When using the Ideal Gas Law, a crucial step is calculating the number of moles of a gas, denoted by \( n \). This calculation is necessary to understand gas behavior in different conditions of pressure, volume, and temperature. The Ideal Gas Law is represented as \( PV = nRT \). Here, \( P \) stands for pressure, \( V \) is volume, \( n \) is the number of moles, \( R \) is the gas constant (approximately 0.0821 atm·L/mol·K), and \( T \) is the temperature in Kelvin. This equation helps us establish the relationship between these variables.

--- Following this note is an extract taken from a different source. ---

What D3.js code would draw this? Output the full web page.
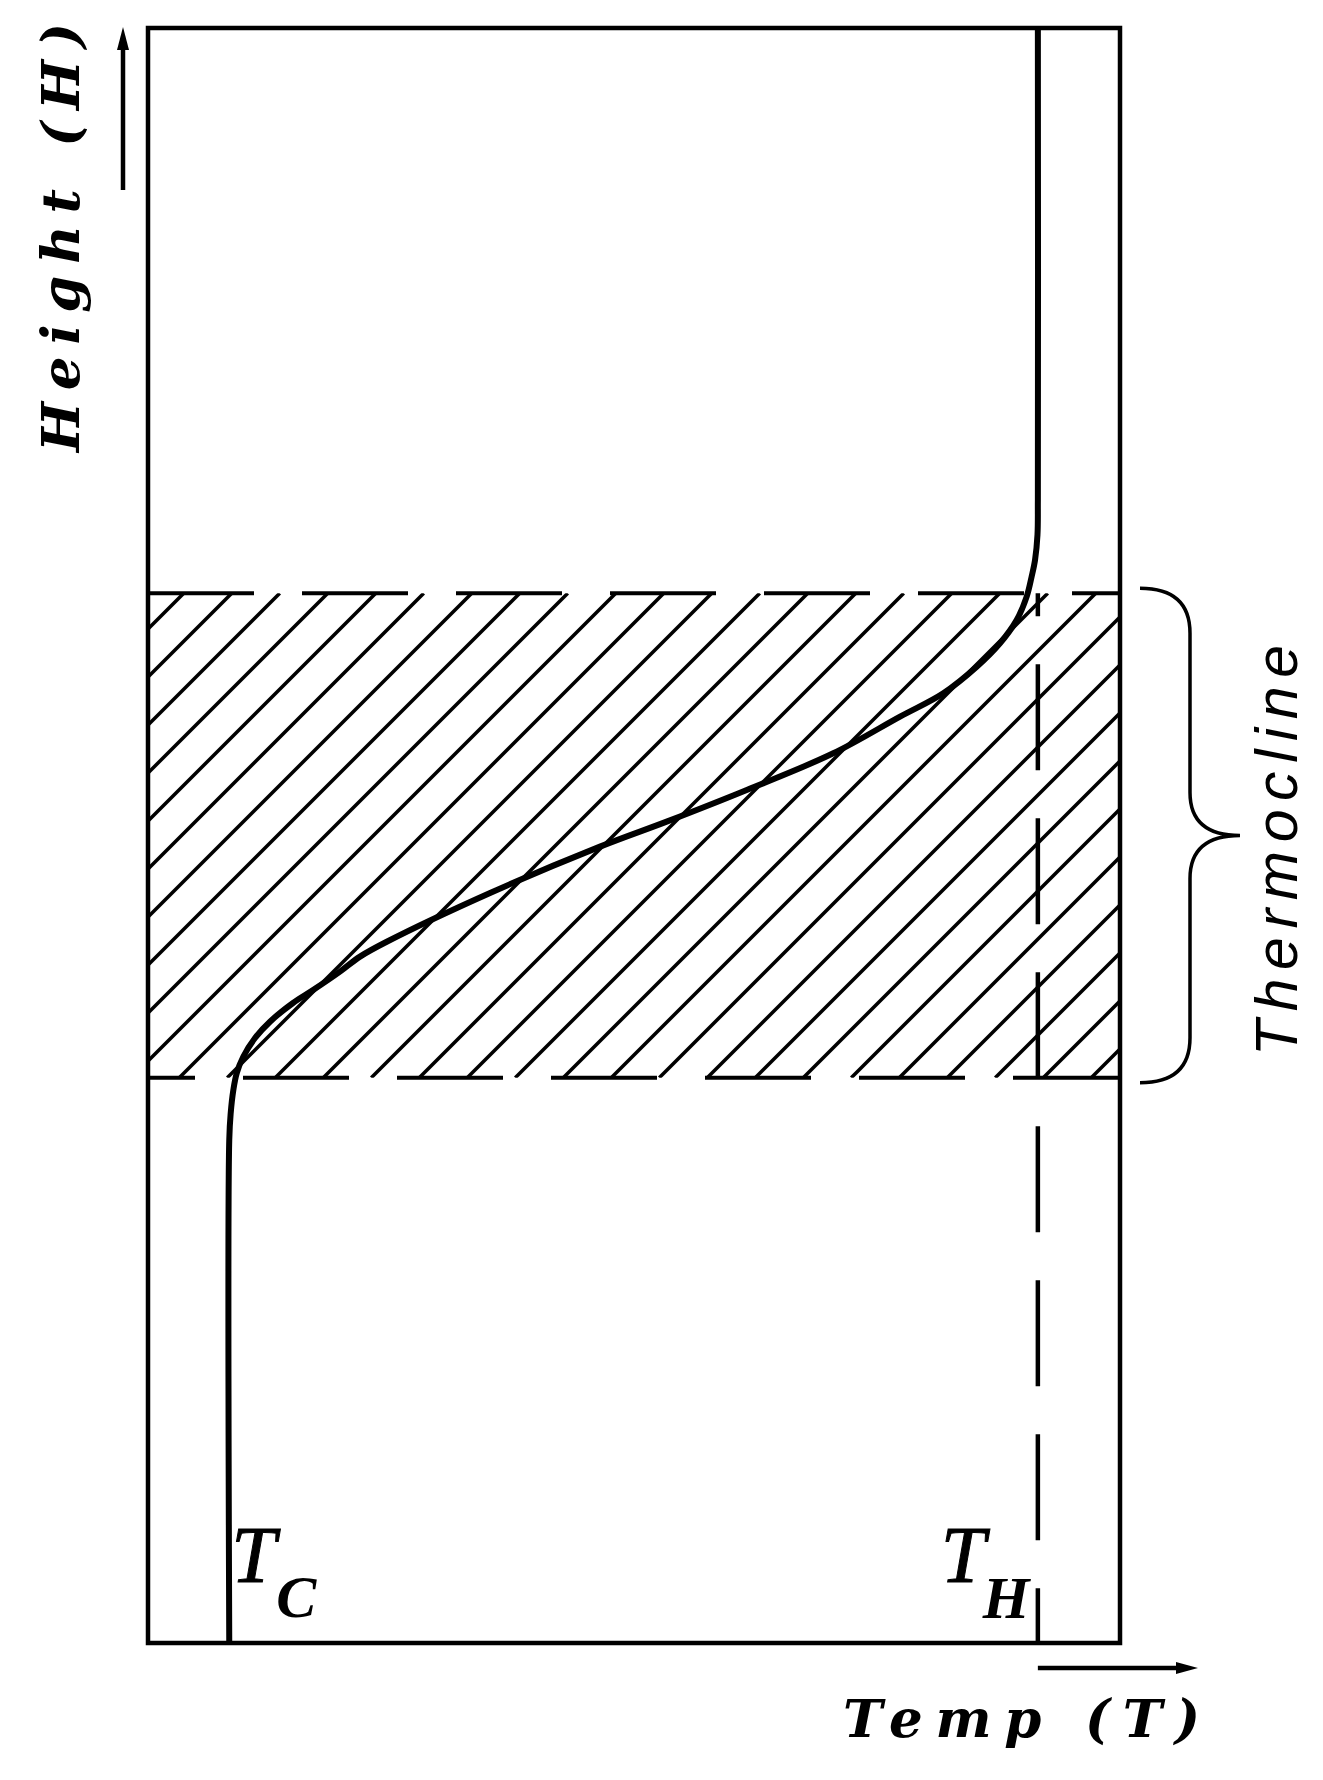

To calculate the moles of a gas:

• Rearrange the formula to solve for \( n \): \( n = \frac{PV}{RT} \).
• Plug in the values for pressure, volume, and temperature (converted to Kelvin, remember!).
• Divide the product of pressure and volume by the product of the gas constant and temperature to find \( n \).

Let's apply this with the gases from our exercise:
For Gas A, where \( P = 2 \text{ atm} \), \( V = 1 \text{ L} \), and \( T = 300 \text{ K} \) (since \( 27^{\circ} \text{C} \) + 273 = 300 K), the moles are approximately \( n_A = 0.081 \). Similarly, for Gas B with \( P = 3 \text{ atm} \), \( V = 2 \text{ L} \), and \( T = 400 \text{ K} \), the moles are about \( n_B = 0.183 \). The total number of moles in the mixture is \( n_{\text{total}} = 0.264 \).

Total Pressure of Gaseous Mixture

Once the moles are calculated, the next step is determining the total pressure of the gaseous mixture. This step considers all the gases in the mixture, accounting for the overall pressure they exert within the container.

We continue using the Ideal Gas Law \( PV = nRT \). Here, to find the total pressure \( P_{\text{total}} \), we'll need:

• Total number of moles of gas, \( n_{\text{total}} \).
• The volume of the mixture, \( V \).
• The temperature of the mixture, which must be in Kelvin.

The formula can be rearranged to solve for \( P \): \[ P_{\text{total}} = \frac{nRT}{V} \].
Plug in \( n_{\text{total}} = 0.264 \text{ moles} \), \( R = 0.0821 \), \( T = 600 \text{ K} \) (because \( 327^{\circ} \text{C} \) + 273 = 600 K), and \( V = 4 \text{ L} \). Substituting these values, the total pressure comes out to approximately \( 3.25 \text{ atm} \). This value shows how gases, when mixed, reach equilibrium, distributing their pressure across the available volume.

Temperature Conversion from Celsius to Kelvin

Converting Celsius to Kelvin is a vital skill when dealing with gases, as the Ideal Gas Law requires temperature inputs in Kelvin. This conversion ensures accurate calculations since Kelvin is the absolute temperature scale used in scientific equations.

The conversion between Celsius and Kelvin is straightforward:

• Add 273 to the Celsius temperature to convert it to Kelvin.

For example, let's see how this works for our gases:

• Gas A is initially at \( 27^{\circ} \text{C} \). Convert this by adding 273. Resulting in a temperature of \( 300 \text{ K} \).
• Gas B starts at \( 127^{\circ} \text{C} \). Add 273 to get \( 400 \text{ K} \).
• The mixture temperature is given as \( 327^{\circ} \text{C} \), which becomes \( 600 \text{ K} \) when converted.

This conversion is crucial because it aligns the temperature with the Kelvin scale, which directly correlates with the internal energy of gas particles. It ensures consistency and accuracy across calculations involving gases.